Applying severe plastic deformation to pearlitic steels leads to a transformation of the random ultrafine-lamellar (ufl) colony structure to a nanolamellar (nl) composite. The distinct reduction of the interlamellar spacing generates a high-strength steel with a strength of up to 3.7 GPa, which can readily be produced. Additionally, the ferrite and cementite lamellae align in a preferential direction giving rise to an anisotropic mechanical response.

The aim of this work is to determine the material anisotropy in terms of flow stress and deformation behavior in the nl state and to compare it with its ufl state. Thus, micron sized samples are fundamental in order to fit inside a single colony of a distinct lamellae alignment. In addition, these small dimensions ensure a homogeneous structure within the nl samples. The compression setup on the other side enables to characterize the deformation behavior up to large strains, since early failure as a consequence of necking is prevented. Hence, micro compression experiments are an established tool for characterizing deformation mechanisms of fine-scaled materials and they further allow to link the deformation characteristics observed in the scanning electron microscope (SEM) to the mechanical data.
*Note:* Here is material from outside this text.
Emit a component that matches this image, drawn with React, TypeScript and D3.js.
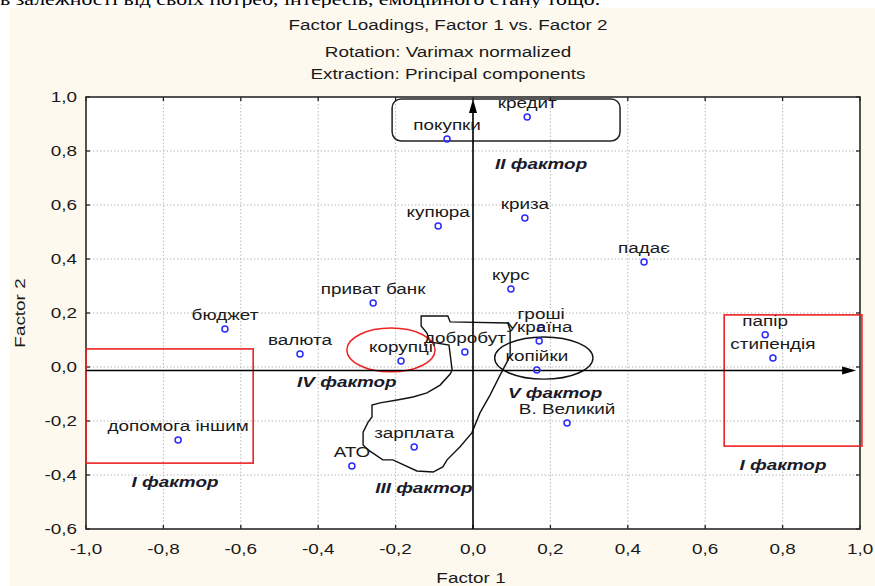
import React from "react";
import * as d3 from "d3";

// factor loadings
const labels = [
  "кредит", "покупки", "купюра", "криза", "падає", "курс", "приват банк",
  "бюджет", "валюта", "корупці", "добробут", "гроші", "Україна", "копійки",
  "В. Великий", "зарплата", "АТО", "допомога іншим", "папір", "стипендія",
];
const factor1 = [
  0.14, -0.067, -0.09, 0.134, 0.442, 0.098, -0.258,
  -0.641, -0.447, -0.186, -0.021, 0.176, 0.171, 0.165,
  0.243, -0.152, -0.313, -0.762, 0.755, 0.775,
];
const factor2 = [
  0.926, 0.844, 0.522, 0.552, 0.389, 0.289, 0.237,
  0.141, 0.048, 0.022, 0.056, 0.144, 0.096, -0.011,
  -0.207, -0.296, -0.367, -0.27, 0.119, 0.033,
];

const xTicks = [-1, -0.8, -0.6, -0.4, -0.2, 0, 0.2, 0.4, 0.6, 0.8, 1];
const yTicks = [-0.6, -0.4, -0.2, 0, 0.2, 0.4, 0.6, 0.8, 1];

// hand drawn outline around добробут / зарплата (data units)
const blobX = [
  -0.134, -0.065, -0.059, 0.09, 0.096, 0.096, 0.07, 0.044, 0.018, -0.003,
  -0.034, -0.067, -0.078, -0.103, -0.145, -0.207, -0.233, -0.271, -0.284,
  -0.284, -0.271, -0.261, -0.261, -0.24, -0.196, -0.155, -0.119, -0.085,
  -0.059, -0.054, -0.062, -0.111, -0.119, -0.134,
];
const blobY = [
  0.189, 0.189, 0.167, 0.163, 0.137, 0.041, -0.03, -0.104, -0.17, -0.244,
  -0.296, -0.344, -0.37, -0.389, -0.385, -0.344, -0.344, -0.307, -0.289,
  -0.241, -0.204, -0.185, -0.141, -0.133, -0.122, -0.111, -0.096, -0.067,
  -0.026, -0.011, 0.081, 0.093, 0.126, 0.152,
];

const factorNames = ["II фактор", "IV фактор", "V фактор", "III фактор", "I фактор", "I фактор"];
const factorX = [0.176, -0.326, 0.212, -0.127, -0.77, 0.801];
const factorY = [0.733, -0.074, -0.115, -0.467, -0.444, -0.381];

const fmt = (v: number) => d3.format(".1f")(v).replace(".", ",").replace("−", "-");

const font = "'Liberation Sans', Arial, sans-serif";
const SX = 1.26; // the screenshot is stretched sideways

type TP = {
  x: number; y: number; anchor?: string; size?: number; bold?: boolean;
  rotate?: number; children: React.ReactNode;
};
const T = ({ x, y, anchor = "middle", size = 15, bold, rotate, children }: TP) => (
  <text
    transform={`translate(${x},${y})${rotate ? ` rotate(${rotate})` : ""} scale(${SX},1)`}
    textAnchor={anchor}
    fontSize={size}
    fontFamily={font}
    fontWeight={bold ? "bold" : "normal"}
    fontStyle={bold ? "italic" : "normal"}
    fill={bold ? "#1a1a2a" : "#1a1a1a"}
  >
    {children}
  </text>
);

export default function App() {
  const width = 875;
  const height = 586;
  const x = d3.scaleLinear().domain([-1, 1]).range([86, 860]);
  const y = d3.scaleLinear().domain([-0.6, 1]).range([529, 97]);

  const blob = d3.line<number>()
    .x((i) => x(blobX[i]))
    .y((i) => y(blobY[i]))
    .curve(d3.curveLinearClosed)(blobX.map((_, i) => i));

  const ax0 = y(-0.013);

  return (
    <svg width={width} height={height} style={{ position: "absolute", left: 0, top: 0 }}>
      <rect x={0} y={0} width={width} height={height} fill="#fff" />
      <text transform={`translate(0,5) scale(${SX},1)`} fontFamily="'Liberation Serif', serif" fontSize={17.3} fill="#000">
        в залежності від своїх потреб, інтересів, емоційного стану тощо.
      </text>
      <rect x={10} y={8} width={width - 10} height={height - 8} fill="#fef9ef" />

      <T x={448} y={30}>Factor Loadings, Factor 1 vs. Factor 2</T>
      <T x={448} y={57}>Rotation: Varimax normalized</T>
      <T x={448} y={79}>Extraction: Principal components</T>
      <T x={471} y={583}>Factor 1</T>
      <T x={25} y={313} rotate={-90}>Factor 2</T>

      {/* plot area */}
      <rect x={x(-1)} y={y(1)} width={x(1) - x(-1)} height={y(-0.6) - y(1)} fill="#fff" />
      <g stroke="#b8b8b8" strokeDasharray="1.5,2" strokeWidth={1}>
        {xTicks.slice(1, -1).map((t) => (
          <line key={"gx" + t} x1={x(t)} x2={x(t)} y1={y(1)} y2={y(-0.6)} />
        ))}
        {yTicks.slice(1, -1).map((t) => (
          <line key={"gy" + t} x1={x(-1)} x2={x(1)} y1={y(t)} y2={y(t)} />
        ))}
      </g>
      <g stroke="#222" strokeWidth={1.3}>
        {xTicks.map((t) => (
          <g key={"tx" + t}>
            <line x1={x(t)} x2={x(t)} y1={y(-0.6)} y2={y(-0.6) - 4} />
            <line x1={x(t)} x2={x(t)} y1={y(1)} y2={y(1) + 4} />
          </g>
        ))}
        {yTicks.map((t) => (
          <g key={"ty" + t}>
            <line x1={x(-1)} x2={x(-1) + 4} y1={y(t)} y2={y(t)} />
            <line x1={x(1)} x2={x(1) - 4} y1={y(t)} y2={y(t)} />
          </g>
        ))}
      </g>
      <rect x={x(-1)} y={y(1)} width={x(1) - x(-1)} height={y(-0.6) - y(1)}
        fill="none" stroke="#2a2a2a" strokeWidth={1.6} />

      {xTicks.map((t) => (
        <T key={"lx" + t} x={x(t)} y={554}>{fmt(t)}</T>
      ))}
      {yTicks.map((t) => (
        <T key={"ly" + t} x={77} y={y(t) + 5} anchor="end">{fmt(t)}</T>
      ))}

      {/* annotations */}
      <rect x={x(-0.209)} y={y(0.993)} width={x(0.38) - x(-0.209)} height={y(0.837) - y(0.993)}
        rx={9} fill="none" stroke="#222" strokeWidth={1.5} />
      <path d={blob ?? ""} fill="none" stroke="#111" strokeWidth={1.4} />
      <ellipse cx={x(0.183)} cy={y(0.033)} rx={x(0.127) - x(0)} ry={y(0) - y(0.078)}
        fill="none" stroke="#111" strokeWidth={1.4} />
      <ellipse cx={x(-0.212)} cy={y(0.063)} rx={x(0.114) - x(0)} ry={y(0) - y(0.081)}
        fill="none" stroke="#ee2222" strokeWidth={1.5} />
      <rect x={x(-1)} y={y(0.067)} width={x(-0.568) - x(-1)} height={y(-0.356) - y(0.067)}
        fill="none" stroke="#ee2222" strokeWidth={1.6} />
      <rect x={x(0.649)} y={y(0.193)} width={x(1.005) - x(0.649)} height={y(-0.293) - y(0.193)}
        fill="none" stroke="#ee2222" strokeWidth={1.6} />

      {/* axes arrows */}
      <g stroke="#000" strokeWidth={1.6}>
        <line x1={x(0)} x2={x(0)} y1={y(-0.6)} y2={y(1) + 6} />
        <line x1={x(-1)} x2={x(0.98)} y1={ax0} y2={ax0} />
      </g>
      <path d={`M${x(0)},${y(1) + 2} L${x(0) - 4},${y(1) + 16} L${x(0) + 4},${y(1) + 16} Z`} fill="#000" />
      <path d={`M${x(0.99)},${ax0} L${x(0.99) - 14},${ax0 - 4} L${x(0.99) - 14},${ax0 + 4} Z`} fill="#000" />

      {/* points */}
      <g fill="none" stroke="#2a2aff" strokeWidth={1.5}>
        {labels.map((l, i) => (
          <circle key={"p" + i} cx={x(factor1[i])} cy={y(factor2[i])} r={3} />
        ))}
      </g>
      {labels.map((l, i) => (
        <T key={"t" + i} x={x(factor1[i])} y={y(factor2[i]) - 9}>{l}</T>
      ))}

      {factorNames.map((f, i) => (
        <T key={"f" + i} x={x(factorX[i])} y={y(factorY[i])} bold size={15}>{f}</T>
      ))}
    </svg>
  );
}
In this work anisotropic mechanical properties could be successfully measured by micromechanical testing of pillars consisting of single ufl pearlite colonies and nl pearlitic structures for the first time. For both lamellae spacings three different types of micro pillars were focused ion beam milled, with the lamellae being aligned parallel, normal and inclined with respect to the loading direction. Comparing the stress-strain curves and the deformation characterstics of the ufl and nl micro pillars, it could be revealed that not only the interlamellar spacing but also the loading direction of the lamellae have a significant influence on the materials behavior. Especially, it was found that the yield point of the material is mainly controlled by the interlamellar spacing, whereas the lamellae orientation governs the hardening capability, the critical stress for the onset of localized deformation and thereby also the strength in a subsequently arising plateau regime. Furthermore, it could be shown that the global failure and deformation characteristics vary depending on the lamellae alignment. Finally it should be noted, that the anisotropy of the hardening behavior in the ufl and nl pearlite is different.